Running MDANSE on a cluster

We expect that you will be running your MDANSE analysis on a cluster using Python scripts which can be run from the shell. These will be called within a batch script which you submit to the cluster’s queuing system.

If you installed MDANSE yourself, just activate the MDANSE Python virtual environment in your batch scripts. On clusters using modules you will have to make sure that your script activates the same Python module which you used to create the virtual environment.

Progress bar

Normally, when you are running a Python script with an MDANSE analysis and tqdm is available (possibly through installing the cli extra), it will attempt to display a progress bar.
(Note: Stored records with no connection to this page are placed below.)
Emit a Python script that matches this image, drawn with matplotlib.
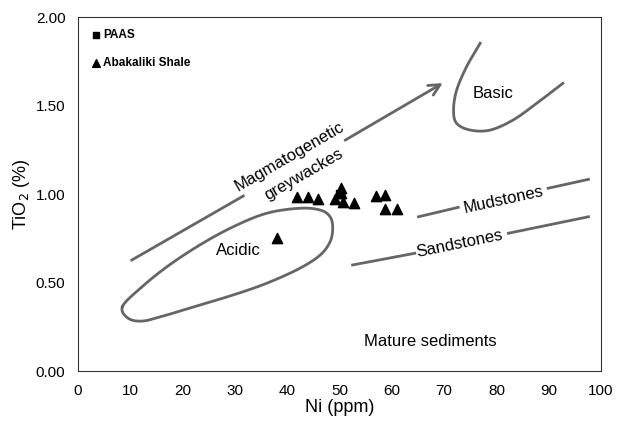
import numpy as np
import matplotlib.pyplot as plt

plt.rcParams['font.family'] = ['Liberation Sans', 'DejaVu Sans']

# samples (Ni ppm, TiO2 %)
shale_ni = [41.8, 44.0, 45.8, 49.1, 50.2, 50.2, 50.6, 52.8, 57.0, 58.7, 58.7, 60.9, 38.0]
shale_ti = [0.986, 0.986, 0.971, 0.971, 1.034, 1.005, 0.958, 0.949, 0.990, 0.996, 0.915, 0.915, 0.751]
paas_ni = [50.0]
paas_ti = [1.00]

# field outlines
acidic_x = [8.5, 11.9, 17.0, 23.3, 29.7, 36.1, 42.4, 46.3, 48.2, 48.7, 48.2, 46.3,
            42.4, 36.1, 29.7, 23.3, 17.0, 12.5, 9.6]
acidic_y = [0.366, 0.469, 0.591, 0.714, 0.817, 0.893, 0.921, 0.911, 0.873, 0.808, 0.732, 0.657,
            0.582, 0.498, 0.432, 0.375, 0.319, 0.285, 0.300]
basic_x = [76.9, 74.3, 72.4, 71.8, 72.4, 75.0, 78.8, 83.2, 87.7, 92.7]
basic_y = [1.852, 1.720, 1.588, 1.475, 1.400, 1.362, 1.362, 1.419, 1.513, 1.626]
grey_x = [10.3, 31.6, 50.6, 70.2]
grey_y = [0.629, 0.990, 1.297, 1.635]
mud_x = [65.1, 72.7, 89.9, 97.6]
mud_y = [0.873, 0.926, 1.034, 1.084]
sand_x = [52.5, 64.4, 82.3, 97.6]
sand_y = [0.601, 0.667, 0.780, 0.873]


def smooth(x, y, closed=False, n=20):
    # catmull-rom through the traced points
    p = np.column_stack([x, y])
    if closed:
        p = np.vstack([p[-1], p, p[0], p[1]])
    else:
        p = np.vstack([2 * p[0] - p[1], p, 2 * p[-1] - p[-2]])
    out = []
    t = np.linspace(0, 1, n, endpoint=False)[:, None]
    for i in range(1, len(p) - 2):
        p0, p1, p2, p3 = p[i - 1], p[i], p[i + 1], p[i + 2]
        out.append(0.5 * (2 * p1 + (-p0 + p2) * t + (2 * p0 - 5 * p1 + 4 * p2 - p3) * t ** 2
                          + (-p0 + 3 * p1 - 3 * p2 + p3) * t ** 3))
    out.append(p[-2][None, :])
    out = np.vstack(out)
    return out[:, 0], out[:, 1]


fig = plt.figure(figsize=(6.26, 4.21), dpi=100)
ax = fig.add_axes([0.1246, 0.1176, 0.8355, 0.842])

lc = '#666666'
lw = 2.0
ax.plot(*smooth(acidic_x, acidic_y, closed=True), color=lc, lw=lw)
ax.plot(*smooth(basic_x, basic_y), color=lc, lw=lw)
ax.plot(grey_x[:2], grey_y[:2], color=lc, lw=lw)
ax.annotate('', xy=(grey_x[3], grey_y[3]), xytext=(grey_x[2], grey_y[2]),
            arrowprops=dict(arrowstyle='->', color=lc, lw=lw, mutation_scale=20))
ax.plot(mud_x[:2], mud_y[:2], color=lc, lw=lw)
ax.plot(mud_x[2:], mud_y[2:], color=lc, lw=lw)
ax.plot(sand_x[:2], sand_y[:2], color=lc, lw=lw)
ax.plot(sand_x[2:], sand_y[2:], color=lc, lw=lw)

ax.scatter(paas_ni, paas_ti, marker='s', s=40, color='black', label='PAAS', zorder=3)
ax.scatter(shale_ni, shale_ti, marker='^', s=55, color='black', label='Abakaliki Shale', zorder=3)

fs = 12
ax.text(40.5, 1.21, 'Magmatogenetic', rotation=30, ha='center', va='center', fontsize=fs)
ax.text(43.1, 1.109, 'greywackes', rotation=30, ha='center', va='center', fontsize=fs)
ax.text(79.4, 1.57, 'Basic', ha='center', va='center', fontsize=fs)
ax.text(30.7, 0.685, 'Acidic', ha='center', va='center', fontsize=fs)
ax.text(81.3, 0.968, 'Mudstones', rotation=12.4, ha='center', va='center', fontsize=fs)
ax.text(73.0, 0.723, 'Sandstones', rotation=11.6, ha='center', va='center', fontsize=fs)
ax.text(67.3, 0.169, 'Mature sediments', ha='center', va='center', fontsize=fs)

ax.set_xlim(0, 100)
ax.set_ylim(0, 2.0)
ax.set_xticks(range(0, 101, 10))
ax.set_yticks([0, 0.5, 1.0, 1.5, 2.0])
ax.set_yticklabels(['0.00', '0.50', '1.00', '1.50', '2.00'])
ax.tick_params(length=0, labelsize=11, pad=9)
for s in ax.spines.values():
    s.set_color('#333333')
ax.set_xlabel('Ni (ppm)', fontsize=13, labelpad=1)
ax.set_ylabel('TiO$_2$ (%)', fontsize=13, labelpad=3)

leg = ax.legend(loc='upper left', frameon=False, prop={'weight': 'bold', 'size': 8.5},
                handletextpad=0.1, handlelength=1.0, borderaxespad=0.6, labelspacing=1.4,
                markerscale=0.75)

fig.savefig('out.png', dpi=100)
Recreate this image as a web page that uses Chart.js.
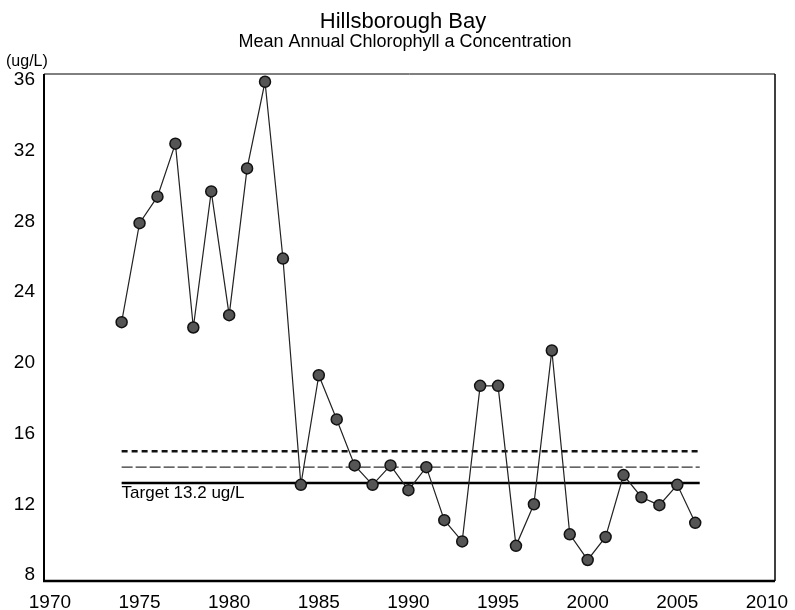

As cluster jobs are not interactive, the progress bar will be repeatedly written into the standard output and most likely saved in your log file. Depending on your preference, you may decide just to disable the progress bar in the run method:

ANALYSIS_INSTANCE.run(parameters, ... , prog_bar=False)

MDANSE scripts

The recommended way of preparing the scripts is to create them on your local computer using the GUI. You can then upload them onto the cluster and modify them. The main things you will need to change will be:

paths to the input files,

paths to the output files,

number of CPU cores in multicore runs.

Other than this, the scripts are designed to be transferable between platforms, so as long as you use the same input files on the cluster that you used to create the script in the GUI, the values of the input parameters should work the same as they would on your local computer.

Current limitations

MDANSE does not use MPI in its parallel runs. This means that you will only be able to run your analysis on a single node. Additionally, there is no mechanism of selecting which specific cores or sockets your analysis will run on, so most likely you will need to reserve the entire node for your MDANSE runs to avoid conflicts with the tasks submitted by other users.